'''

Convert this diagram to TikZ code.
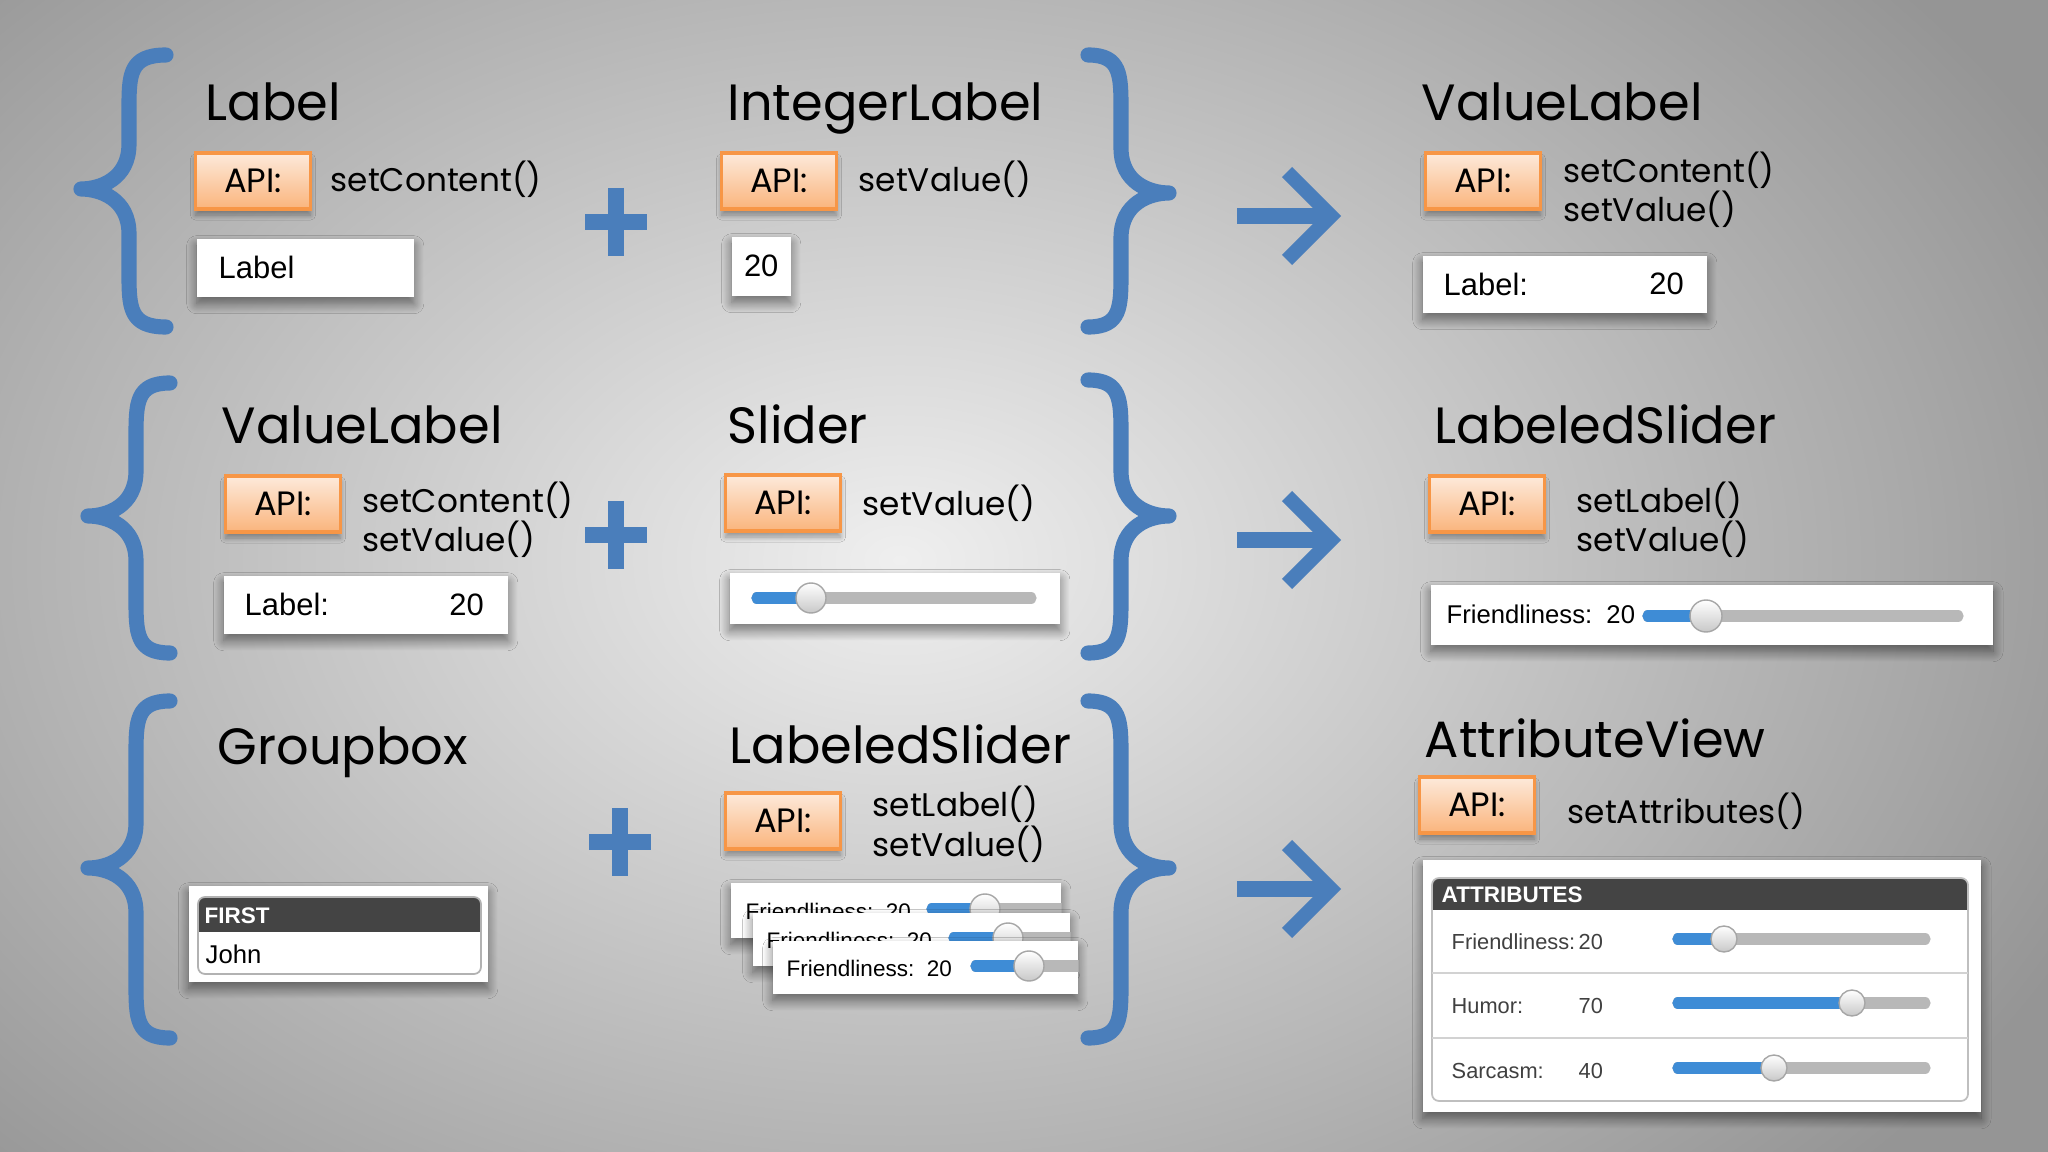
\documentclass[tikz,border=0pt]{standalone}
\usepackage{fontspec}
\newfontfamily\uifont{Liberation Sans}
\newfontfamily\gothic{Poppins}
\usetikzlibrary{positioning,shadows.blur}

\definecolor{braceblue}{HTML}{4A7EBB}
\definecolor{apiedge}{HTML}{F79646}
\definecolor{apitop}{HTML}{FDEADB}
\definecolor{apibot}{HTML}{FAB47C}
\definecolor{bginner}{HTML}{EFEFEF}
\definecolor{bgouter}{HTML}{959595}
\definecolor{headgray}{HTML}{444444}
\definecolor{sliderblue}{HTML}{3E8CD6}
\definecolor{trackgray}{HTML}{B8B8B8}
\definecolor{knobgray}{HTML}{C8C8C8}

% brace: tip x, end x, middle x, top y, tip y, bottom y
\newcommand\curlybrace[6]{%
  \draw[bracket] (#2,#4) .. controls (#3,#4) and (#3,#4+20) .. (#3,#4+55)
    -- (#3,#5-45) .. controls (#3,#5-10) and (0.6*#1+0.4*#3,#5) .. (#1,#5)
    .. controls (0.6*#1+0.4*#3,#5) and (#3,#5+10) .. (#3,#5+45)
    -- (#3,#6-55) .. controls (#3,#6-20) and (#3,#6) .. (#2,#6);}

% slider: start x, end x, y, knob x, knob radius
\newcommand\uislider[5]{%
  \draw[sliderline, draw=trackgray] (#1,#3) -- (#2,#3);
  \draw[sliderline, draw=sliderblue] (#1,#3) -- (#4,#3);
  \shade[draw=gray!70, line width=0.4pt, top color=white, bottom color=knobgray] (#4,#3) circle (#5);}

\begin{document}
\begin{tikzpicture}[x=0.01cm, y=-0.01cm,
  bracket/.style={draw=braceblue, line width=4.3pt, line cap=round, line join=round},
  plussign/.style={draw=braceblue, line width=4.6pt},
  arrowline/.style={draw=braceblue, line width=4.1pt, line join=miter},
  title/.style={anchor=base west, inner sep=0pt, font=\gothic\fontsize{14.5}{17}\selectfont},
  method/.style={anchor=base west, inner sep=0pt, font=\gothic\fontsize{9.3}{12}\selectfont},
  apibox/.style={draw=apiedge, line width=0.9pt, top color=apitop, bottom color=apibot,
    minimum width=1.15cm, minimum height=0.56cm, inner sep=0pt,
    font=\gothic\fontsize{9.6}{12}\selectfont,
    blur shadow={shadow blur radius=0.5mm, shadow xshift=0mm, shadow yshift=-0.6mm,
      shadow opacity=35, shadow blur steps=10}},
  widget/.style={fill=white, inner sep=0pt, anchor=north west,
    blur shadow={shadow blur radius=1mm, shadow xshift=0mm, shadow yshift=-0.7mm,
      shadow opacity=50, shadow blur steps=14}},
  uitext/.style={inner sep=0pt, font=\uifont\fontsize{8.8}{10}\selectfont},
  slidertext/.style={inner sep=0pt, anchor=west, font=\uifont\fontsize{7.3}{9}\selectfont},
  stacktext/.style={inner sep=0pt, anchor=west, font=\uifont\fontsize{6.4}{8}\selectfont},
  smalltext/.style={inner sep=0pt, anchor=west, font=\uifont\fontsize{6.2}{7}\selectfont, text=black!75},
  headtext/.style={inner sep=0pt, anchor=west, font=\uifont\bfseries\fontsize{6.4}{7}\selectfont, text=white},
  sliderline/.style={line width=3.2pt, line cap=round},
]

% Background
\useasboundingbox (0,0) rectangle (2048,1152);
\fill[bgouter] (0,0) rectangle (2048,1152);
\begin{scope}
  \clip (0,0) rectangle (2048,1152);
  \shade[inner color=bginner, outer color=bgouter] (900,560) ellipse (1300 and 900);
\end{scope}

% Braces
\curlybrace{81}{166}{129}{55}{189}{327}
\curlybrace{1169}{1088}{1121}{55}{193}{327}
\curlybrace{88}{170}{136}{383}{516}{653}
\curlybrace{1169}{1088}{1121}{380}{516}{653}
\curlybrace{88}{170}{136}{701}{868}{1038}
\curlybrace{1169}{1088}{1121}{701}{868}{1038}

% Plus signs
\draw[plussign] (585,222) -- (647,222) (616,188) -- (616,256);
\draw[plussign] (585,535) -- (647,535) (616,501) -- (616,569);
\draw[plussign] (589,842) -- (651,842) (620,808) -- (620,876);

% Arrows
\draw[arrowline, line width=4.3pt] (1237,216) -- (1322,216);
\draw[arrowline] (1287,172) -- (1331,216) -- (1287,260);
\draw[arrowline, line width=4.3pt] (1237,540) -- (1322,540);
\draw[arrowline] (1287,496) -- (1331,540) -- (1287,584);
\draw[arrowline, line width=4.3pt] (1237,889) -- (1322,889);
\draw[arrowline] (1287,845) -- (1331,889) -- (1287,933);

% Row 1: Label
\node[title] (t1a) at (205,121) {Label};
\node[apibox] (api1a) at (253,181) {API:};
\node[method] (m1a) at (330,192) {setContent()};
\node[widget, minimum width=2.17cm, minimum height=0.58cm] (w1a) at (196,238) {};
\node[uitext, right=0.22cm of w1a.west] (w1atext) {Label};

% Row 1: IntegerLabel
\node[title] (t1b) at (727,121) {IntegerLabel};
\node[apibox] (api1b) at (779,181) {API:};
\node[method] (m1b) at (858,192) {setValue()};
\node[widget, minimum width=0.59cm, minimum height=0.59cm] (w1b) at (731,236) {};
\node[uitext] (w1btext) at (w1b.center) {20};

% Row 1: ValueLabel
\node[title] (t1c) at (1421,121) {ValueLabel};
\node[apibox] (api1c) at (1483,181) {API:};
\node[method] (m1c) at (1563,183) {setContent()};
\node[method] (m1c2) at (1563,222) {setValue()};
\node[widget, minimum width=2.84cm, minimum height=0.57cm] (w1c) at (1422,255) {};
\node[uitext, right=0.21cm of w1c.west] (w1clabel) {Label:};
\node[uitext, left=0.23cm of w1c.east] (w1cvalue) {20};

% Row 2: ValueLabel
\node[title] (t2a) at (221,444) {ValueLabel};
\node[apibox] (api2a) at (283,504) {API:};
\node[method] (m2a) at (362,512) {setContent()};
\node[method] (m2a2) at (362,552) {setValue()};
\node[widget, minimum width=2.84cm, minimum height=0.58cm] (w2a) at (223,575) {};
\node[uitext, right=0.21cm of w2a.west] (w2alabel) {Label:};
\node[uitext, left=0.24cm of w2a.east] (w2avalue) {20};

% Row 2: Slider
\node[title] (t2b) at (727,444) {Slider};
\node[apibox] (api2b) at (783,503) {API:};
\node[method] (m2b) at (862,516) {setValue()};
\node[widget, minimum width=3.30cm, minimum height=0.51cm] (w2b) at (729,572) {};
\uislider{757}{1031}{598}{811}{15}

% Row 2: LabeledSlider
\node[title] (t2c) at (1434,444) {LabeledSlider};
\node[apibox] (api2c) at (1487,504) {API:};
\node[method] (m2c) at (1576,512) {setLabel()};
\node[method] (m2c2) at (1576,552) {setValue()};
\node[widget, minimum width=5.62cm, minimum height=0.6cm] (w2c) at (1430,584) {};
\node[slidertext, right=0.16cm of w2c.west] (w2ctext) {Friendliness:\ \ 20};
\uislider{1648}{1958}{616}{1706}{16}

% Row 3: Groupbox
\node[title] (t3a) at (217,764) {Groupbox};
\node[widget, minimum width=2.99cm, minimum height=0.96cm] (grp) at (188,885) {};
\begin{scope}
  \clip[rounded corners=2pt] (198,897) rectangle (481,974);
  \fill[headgray] (198,897) rectangle (481,932);
\end{scope}
\draw[gray!60, line width=0.5pt, rounded corners=2pt] (198,897) rectangle (481,974);
\node[headtext] (grphead) at (204,916) {FIRST};
\node[slidertext] (grpname) at (205,954) {John};

% Row 3: LabeledSlider (stacked)
\node[title] (t3b) at (729,763) {LabeledSlider};
\node[apibox] (api3b) at (783,821) {API:};
\node[method] (m3b) at (872,816) {setLabel()};
\node[method] (m3b2) at (872,856) {setValue()};
\node[widget, minimum width=3.30cm, minimum height=0.55cm] (ls1) at (730,882) {};
\begin{scope}
  \clip (ls1.north west) rectangle (ls1.south east);
  \node[stacktext] (ls1text) at (745,911) {Friendliness:\ \ 20};
  \uislider{932}{1075}{909}{985}{15}
\end{scope}
\node[widget, minimum width=3.17cm, minimum height=0.53cm] (ls2) at (752,912) {};
\begin{scope}
  \clip (ls2.north west) rectangle (ls2.south east);
  \node[stacktext] (ls2text) at (766,940) {Friendliness:\ \ 20};
  \uislider{954}{1085}{938}{1008}{15}
\end{scope}
\node[widget, minimum width=3.05cm, minimum height=0.53cm] (ls3) at (772,940) {};
\begin{scope}
  \clip (ls3.north west) rectangle (ls3.south east);
  \node[stacktext] (ls3text) at (786,968) {Friendliness:\ \ 20};
  \uislider{976}{1095}{966}{1029}{15}
\end{scope}

% Row 3: AttributeView
\node[title] (t3c) at (1424,757) {AttributeView};
\node[apibox] (api3c) at (1477,805) {API:};
\node[method] (m3c) at (1567,823) {setAttributes()};
\node[widget, minimum width=5.58cm, minimum height=2.52cm] (panel) at (1422,859) {};
\begin{scope}
  \clip[rounded corners=2pt] (1432,878) rectangle (1968,1101);
  \fill[headgray] (1432,878) rectangle (1968,910);
\end{scope}
\draw[gray!50, line width=0.5pt, rounded corners=2pt] (1432,878) rectangle (1968,1101);
\draw[gray!35, line width=0.6pt] (1432,973) -- (1968,973) (1432,1038) -- (1968,1038);
\node[headtext] (panelhead) at (1441,895) {ATTRIBUTES};
\node[smalltext] (a1) at (1451,942) {Friendliness:};
\node[smalltext] (a1v) at (1578,942) {20};
\uislider{1678}{1925}{939}{1724}{13}
\node[smalltext] (a2) at (1451,1006) {Humor:};
\node[smalltext] (a2v) at (1578,1006) {70};
\uislider{1678}{1925}{1003}{1852}{13}
\node[smalltext] (a3) at (1451,1071) {Sarcasm:};
\node[smalltext] (a3v) at (1578,1071) {40};
\uislider{1678}{1925}{1068}{1774}{13}

\end{tikzpicture}
\end{document}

'''

▶ _REQUIRED TASK_: Begin at the first line of the data above and repeat each line exactly, stopping after the line containing "line width=0.4pt, top". Omit the pictures.

▶ _TASK ANSWER_:
Convert this diagram to TikZ code.
\documentclass[tikz,border=0pt]{standalone}
\usepackage{fontspec}
\newfontfamily\uifont{Liberation Sans}
\newfontfamily\gothic{Poppins}
\usetikzlibrary{positioning,shadows.blur}

\definecolor{braceblue}{HTML}{4A7EBB}
\definecolor{apiedge}{HTML}{F79646}
\definecolor{apitop}{HTML}{FDEADB}
\definecolor{apibot}{HTML}{FAB47C}
\definecolor{bginner}{HTML}{EFEFEF}
\definecolor{bgouter}{HTML}{959595}
\definecolor{headgray}{HTML}{444444}
\definecolor{sliderblue}{HTML}{3E8CD6}
\definecolor{trackgray}{HTML}{B8B8B8}
\definecolor{knobgray}{HTML}{C8C8C8}

% brace: tip x, end x, middle x, top y, tip y, bottom y
\newcommand\curlybrace[6]{%
  \draw[bracket] (#2,#4) .. controls (#3,#4) and (#3,#4+20) .. (#3,#4+55)
    -- (#3,#5-45) .. controls (#3,#5-10) and (0.6*#1+0.4*#3,#5) .. (#1,#5)
    .. controls (0.6*#1+0.4*#3,#5) and (#3,#5+10) .. (#3,#5+45)
    -- (#3,#6-55) .. controls (#3,#6-20) and (#3,#6) .. (#2,#6);}

% slider: start x, end x, y, knob x, knob radius
\newcommand\uislider[5]{%
  \draw[sliderline, draw=trackgray] (#1,#3) -- (#2,#3);
  \draw[sliderline, draw=sliderblue] (#1,#3) -- (#4,#3);
  \shade[draw=gray!70, line width=0.4pt, top color=white, bottom color=knobgray] (#4,#3) circle (#5);}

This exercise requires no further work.